▶ **Problem details**
Go through the material and write it all out exactly, minus the pictures.

▶ **Data provided**
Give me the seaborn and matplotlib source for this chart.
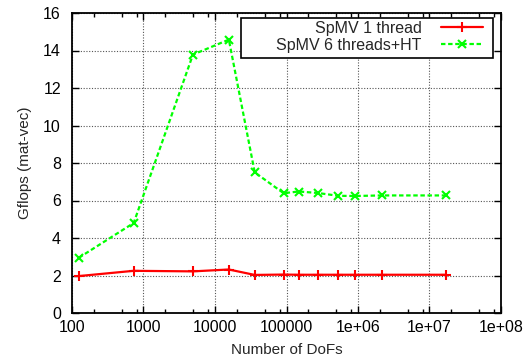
import matplotlib
matplotlib.use("Agg")
import matplotlib.pyplot as plt
import seaborn as sns
import pandas as pd
from matplotlib.patches import Rectangle
from matplotlib.ticker import FixedLocator, FixedFormatter, NullFormatter

dofs = [125, 729, 4913, 15625, 35937, 91125, 148877, 274625, 531441, 912673, 2146689, 16974593]
gflops_1thread = [1.97, 2.25, 2.22, 2.32, 2.03, 2.05, 2.04, 2.04, 2.04, 2.04, 2.04, 2.04]
gflops_6threads = [2.95, 4.8, 13.78, 14.58, 7.5, 6.39, 6.48, 6.4, 6.25, 6.24, 6.27, 6.27]
series_names = ["SpMV 1 thread", "SpMV 6 threads+HT"]
xtick_values = [1e2, 1e3, 1e4, 1e5, 1e6, 1e7, 1e8]
xtick_labels = ["100", "1000", "10000", "100000", "1e+06", "1e+07", "1e+08"]
ytick_values = [0, 2, 4, 6, 8, 10, 12, 14, 16]

sns.set_theme(style="ticks")
plt.rcParams['font.family'] = ['Liberation Sans', 'DejaVu Sans']

df1 = pd.DataFrame({"dofs": dofs, "gflops": gflops_1thread})
df6 = pd.DataFrame({"dofs": dofs, "gflops": gflops_6threads})

W, H = 529, 359
fig = plt.figure(figsize=(W/100, H/100), dpi=100)
ax = fig.add_axes([72/W, 1-313/H, (501-72)/W, (313-13)/H])

sns.lineplot(data=df1, x="dofs", y="gflops", ax=ax, color="#ff0000", lw=1.6,
             marker="+", markersize=7, markeredgewidth=1.5, markeredgecolor="#ff0000",
             label=series_names[0])
sns.lineplot(data=df6, x="dofs", y="gflops", ax=ax, color="#00ff00", lw=1.6,
             marker="x", markersize=6, markeredgewidth=1.5, markeredgecolor="#00ff00",
             linestyle=(0, (2, 1.2)), label=series_names[1])

ax.set_xscale("log")
ax.set_xlim(1e2, 1e8)
ax.set_ylim(0, 16)
ax.xaxis.set_major_locator(FixedLocator(xtick_values))
ax.xaxis.set_major_formatter(FixedFormatter(xtick_labels))
minor = [m * 10**e for e in range(2, 8) for m in (2, 5, 8)]
ax.xaxis.set_minor_locator(FixedLocator(minor))
ax.xaxis.set_minor_formatter(NullFormatter())
ax.set_yticks(ytick_values)
ax.set_yticklabels([str(v) for v in ytick_values])

ax.grid(True, which="major", color="#555555", linestyle=(0, (1, 1.5)), lw=0.8)
for s in ax.spines.values():
    s.set_visible(True)
    s.set_color("black")
    s.set_linewidth(1.3)
ax.tick_params(which="both", direction="in", top=True, right=True, colors="black",
               labelsize=11.5, width=1)
ax.tick_params(which="major", length=5, pad=5)
ax.tick_params(axis="y", pad=8)
ax.tick_params(which="minor", length=3)

ax.set_xlabel("Number of DoFs", fontsize=11, labelpad=6)
ax.set_ylabel("Gflops (mat-vec)", fontsize=11, labelpad=8)

# legend box (gnuplot-style key)
ax.add_patch(Rectangle((241/W, 1-58/H), (493-241)/W, 40/H, transform=fig.transFigure,
                       facecolor="white", edgecolor="black", lw=1.2, zorder=5, clip_on=False))
leg = ax.legend(loc="upper right", bbox_to_anchor=(483/W, 1-21/H), bbox_transform=fig.transFigure,
                markerfirst=False, frameon=False,
                fontsize=11.5, handlelength=2.6, borderpad=0, labelspacing=0.1,
                handletextpad=1.25, borderaxespad=0)
leg.set_zorder(10)

fig.savefig("out.png", dpi=100)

▶ **Output for this exercise**
Give me the seaborn and matplotlib source for this chart.
import matplotlib
matplotlib.use("Agg")
import matplotlib.pyplot as plt
import seaborn as sns
import pandas as pd
from matplotlib.patches import Rectangle
from matplotlib.ticker import FixedLocator, FixedFormatter, NullFormatter

dofs = [125, 729, 4913, 15625, 35937, 91125, 148877, 274625, 531441, 912673, 2146689, 16974593]
gflops_1thread = [1.97, 2.25, 2.22, 2.32, 2.03, 2.05, 2.04, 2.04, 2.04, 2.04, 2.04, 2.04]
gflops_6threads = [2.95, 4.8, 13.78, 14.58, 7.5, 6.39, 6.48, 6.4, 6.25, 6.24, 6.27, 6.27]
series_names = ["SpMV 1 thread", "SpMV 6 threads+HT"]
xtick_values = [1e2, 1e3, 1e4, 1e5, 1e6, 1e7, 1e8]
xtick_labels = ["100", "1000", "10000", "100000", "1e+06", "1e+07", "1e+08"]
ytick_values = [0, 2, 4, 6, 8, 10, 12, 14, 16]

sns.set_theme(style="ticks")
plt.rcParams['font.family'] = ['Liberation Sans', 'DejaVu Sans']

df1 = pd.DataFrame({"dofs": dofs, "gflops": gflops_1thread})
df6 = pd.DataFrame({"dofs": dofs, "gflops": gflops_6threads})

W, H = 529, 359
fig = plt.figure(figsize=(W/100, H/100), dpi=100)
ax = fig.add_axes([72/W, 1-313/H, (501-72)/W, (313-13)/H])

sns.lineplot(data=df1, x="dofs", y="gflops", ax=ax, color="#ff0000", lw=1.6,
             marker="+", markersize=7, markeredgewidth=1.5, markeredgecolor="#ff0000",
             label=series_names[0])
sns.lineplot(data=df6, x="dofs", y="gflops", ax=ax, color="#00ff00", lw=1.6,
             marker="x", markersize=6, markeredgewidth=1.5, markeredgecolor="#00ff00",
             linestyle=(0, (2, 1.2)), label=series_names[1])

ax.set_xscale("log")
ax.set_xlim(1e2, 1e8)
ax.set_ylim(0, 16)
ax.xaxis.set_major_locator(FixedLocator(xtick_values))
ax.xaxis.set_major_formatter(FixedFormatter(xtick_labels))
minor = [m * 10**e for e in range(2, 8) for m in (2, 5, 8)]
ax.xaxis.set_minor_locator(FixedLocator(minor))
ax.xaxis.set_minor_formatter(NullFormatter())
ax.set_yticks(ytick_values)
ax.set_yticklabels([str(v) for v in ytick_values])

ax.grid(True, which="major", color="#555555", linestyle=(0, (1, 1.5)), lw=0.8)
for s in ax.spines.values():
    s.set_visible(True)
    s.set_color("black")
    s.set_linewidth(1.3)
ax.tick_params(which="both", direction="in", top=True, right=True, colors="black",
               labelsize=11.5, width=1)
ax.tick_params(which="major", length=5, pad=5)
ax.tick_params(axis="y", pad=8)
ax.tick_params(which="minor", length=3)

ax.set_xlabel("Number of DoFs", fontsize=11, labelpad=6)
ax.set_ylabel("Gflops (mat-vec)", fontsize=11, labelpad=8)

# legend box (gnuplot-style key)
ax.add_patch(Rectangle((241/W, 1-58/H), (493-241)/W, 40/H, transform=fig.transFigure,
                       facecolor="white", edgecolor="black", lw=1.2, zorder=5, clip_on=False))
leg = ax.legend(loc="upper right", bbox_to_anchor=(483/W, 1-21/H), bbox_transform=fig.transFigure,
                markerfirst=False, frameon=False,
                fontsize=11.5, handlelength=2.6, borderpad=0, labelspacing=0.1,
                handletextpad=1.25, borderaxespad=0)
leg.set_zorder(10)

fig.savefig("out.png", dpi=100)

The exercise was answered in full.